Give the number of lines containing "that" in this listing, with no other words.

* begin *

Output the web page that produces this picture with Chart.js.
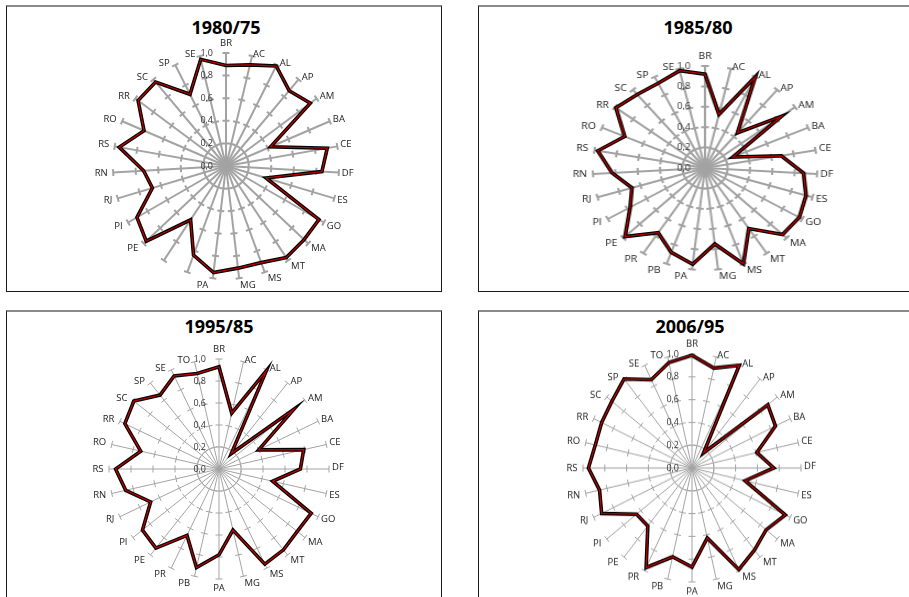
<!DOCTYPE html>
<html>
<head>
<meta charset="utf-8">
<script src="https://cdn.jsdelivr.net/npm/chart.js@4.4.1/dist/chart.umd.min.js"></script>
<style>
  html, body { margin: 0; padding: 0; background: #fff; }
  body { width: 909px; height: 597px; position: relative; overflow: hidden; font-family: "Open Sans", sans-serif; }
  .box { position: absolute; box-sizing: border-box; border: 1px solid #1a1a1a; border-top: 2px solid #8a8a8a; }
  .title { position: absolute; font-weight: 700; font-size: 18px; color: #000; transform: translate(-50%, -50%); white-space: nowrap; }
  canvas { position: absolute; }
</style>
</head>
<body>
<div class="box" style="left:6px;top:5px;width:436px;height:287px"></div>
<div class="box" style="left:478px;top:5px;width:450px;height:287px"></div>
<div class="box" style="left:6px;top:310px;width:436px;height:300px"></div>
<div class="box" style="left:478px;top:310px;width:450px;height:300px"></div>

<div class="title" style="left:226px;top:27px">1980/75</div>
<div class="title" style="left:698px;top:27px">1985/80</div>
<div class="title" style="left:219px;top:326px">1995/85</div>
<div class="title" style="left:690px;top:326px">2006/95</div>

<canvas id="c8075" width="320" height="300"></canvas>
<canvas id="c8580" width="320" height="300"></canvas>
<canvas id="c9585" width="320" height="300"></canvas>
<canvas id="c0695" width="320" height="300"></canvas>

<script>
// states, clockwise from the top
const states27 = ['BR', 'AC', 'AL', 'AP', 'AM', 'BA', 'CE', 'DF', 'ES', 'GO', 'MA', 'MT', 'MS', 'MG',
  'PA', 'PB', 'PR', 'PE', 'PI', 'RJ', 'RN', 'RS', 'RO', 'RR', 'SC', 'SP', 'SE'];
const states28 = ['BR', 'AC', 'AL', 'AP', 'AM', 'BA', 'CE', 'DF', 'ES', 'GO', 'MA', 'MT', 'MS', 'MG',
  'PA', 'PB', 'PR', 'PE', 'PI', 'RJ', 'RN', 'RS', 'RO', 'RR', 'SC', 'SP', 'SE', 'TO'];

const values8075 = [0.89, 0.92, 0.99, 0.87, 0.93, 0.43, 0.91, 0.85, 0.37, 0.95, 0.95, 0.97, 0.91, 0.91,
  0.95, 0.84, 0.57, 0.97, 0.91, 0.68, 0.73, 0.96, 0.79, 0.97, 0.97, 0.71, 0.97];
const values8580 = [0.92, 0.54, 1.0, 0.45, 0.85, 0.27, 0.69, 0.88, 0.94, 0.97, 0.95, 0.71, 1.0, 0.75,
  0.95, 0.88, 0.76, 0.98, 0.77, 0.68, 0.83, 0.97, 0.78, 0.99, 0.94, 0.93, 0.98];
const values9585 = [0.93, 0.52, 0.99, 0.18, 0.87, 0.40, 0.79, 0.74, 0.50, 0.93, 0.91, 0.94, 0.96, 0.57,
  0.78, 0.92, 0.67, 0.92, 0.89, 0.69, 0.87, 0.94, 0.73, 0.95, 0.99, 0.86, 0.94, 0.89];
const values0695 = [0.99, 0.90, 1.0, 0.17, 0.89, 0.85, 0.61, 0.75, 0.50, 0.95, 0.87, 0.92, 0.99, 0.63,
  0.87, 0.80, 0.97, 0.65, 0.65, 0.92, 0.87, 0.95, 0.91, 0.92, 0.94, 1.0, 0.86, 0.95];

const tickValues = [0, 0.2, 0.4, 0.6, 0.8, 1.0];
// labels that don't show on the first chart
const unlabeled8075 = ['PB', 'PR'];

// cross ticks on every spoke, the 0,0..1,0 numbers next to the BR spoke,
// and the state names sitting beside the spoke ends
const spokeTicks = {
  id: 'spokeTicks',
  beforeDatasetsDraw(chart, args, opts) {
    const r = chart.scales.r;
    const ctx = chart.ctx;
    const labels = chart.data.labels;
    ctx.save();
    ctx.strokeStyle = opts.color;
    ctx.lineWidth = opts.width;
    ctx.beginPath();
    labels.forEach((label, i) => {
      const a = r.getIndexAngle(i) - Math.PI / 2;
      const nx = -Math.sin(a), ny = Math.cos(a);
      tickValues.slice(1).forEach(v => {
        const p = r.getPointPositionForValue(i, v);
        ctx.moveTo(p.x - nx * opts.half, p.y - ny * opts.half);
        ctx.lineTo(p.x + nx * opts.half, p.y + ny * opts.half);
      });
    });
    ctx.stroke();

    ctx.fillStyle = '#333';
    ctx.font = '9px "Open Sans"';
    ctx.textAlign = 'right';
    ctx.textBaseline = 'middle';
    tickValues.forEach(v => {
      const y = r.yCenter - r.getDistanceFromCenterForValue(v);
      ctx.fillText(v.toFixed(1).replace('.', ','), r.xCenter - 13, y);
    });

    ctx.fillStyle = '#222';
    ctx.font = '9.5px "Open Sans"';
    ctx.textAlign = 'center';
    const h = 11;
    labels.forEach((label, i) => {
      if ((opts.hidden || []).includes(label)) return;
      const a = r.getIndexAngle(i);
      const s = Math.sin(a), c = Math.cos(a);
      const p = r.getPointPositionForValue(i, tickValues[tickValues.length - 1]);
      const w = ctx.measureText(label).width;
      let x = p.x, y = p.y;
      if (Math.abs(s) < 0.05) {
        y += c > 0 ? -(h / 2 + 4) : (h / 2 + 4);
      } else {
        const steep = Math.abs(s) < 0.3;
        const gap = s > 0 ? (steep ? 1 : 3) : (steep ? 4.5 : 5.5);
        x += Math.sign(s) * (w / 2 + gap);
        y += c > 0 ? -1.8 : -c * 7;
      }
      ctx.fillText(label, x, y);
    });
    ctx.restore();
  }
};

function radar(id, labels, values, spokeWidth, hidden) {
  return new Chart(document.getElementById(id), {
    type: 'radar',
    data: {
      labels: labels,
      datasets: [
        { data: values, borderColor: '#c00000', borderWidth: 1.2, order: 1 },
        { data: values, borderColor: '#000', borderWidth: 3.6, order: 2 }
      ]
    },
    options: {
      responsive: false,
      animation: false,
      layout: { padding: 0 },
      elements: {
        point: { radius: 0, hoverRadius: 0 },
        line: { tension: 0, fill: false, borderJoinStyle: 'miter' }
      },
      plugins: {
        legend: { display: false },
        tooltip: { enabled: false },
        spokeTicks: { color: '#a3a3a3', width: spokeWidth, half: 3.5, hidden: hidden }
      },
      scales: {
        r: {
          min: 0,
          max: 1,
          ticks: { display: false, stepSize: 0.2 },
          grid: { display: false },
          angleLines: { color: '#a3a3a3', lineWidth: spokeWidth },
          pointLabels: { display: false }
        }
      }
    },
    plugins: [spokeTicks]
  });
}

// shrink the padding until the 1,0 ring has the wanted radius, then move the canvas
// so the centre sits where it belongs; sx/sy stretch the plot a little
function place(chart, cx, cy, radius, sx, sy) {
  for (let k = 0; k < 4; k++) {
    const s = chart.scales.r;
    chart.options.layout.padding += s.drawingArea - radius;
    chart.update();
  }
  const s = chart.scales.r;
  const cv = chart.canvas;
  cv.style.left = (cx - s.xCenter) + 'px';
  cv.style.top = (cy - s.yCenter) + 'px';
  cv.style.transformOrigin = s.xCenter + 'px ' + s.yCenter + 'px';
  cv.style.transform = 'scale(' + sx + ',' + sy + ')';
}

place(radar('c8075', states27, values8075, 2, unlabeled8075), 226, 166, 113, 1, 1);
place(radar('c8580', states27, values8580, 2), 705, 168, 102, 1.1, 1);
place(radar('c9585', states28, values9585, 1), 218.5, 469, 110, 1, 1);
place(radar('c0695', states28, values0695, 1), 692, 468, 108.5, 1, 1.045);
</script>
</body>
</html>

* end *

- **Exercise answer**:
2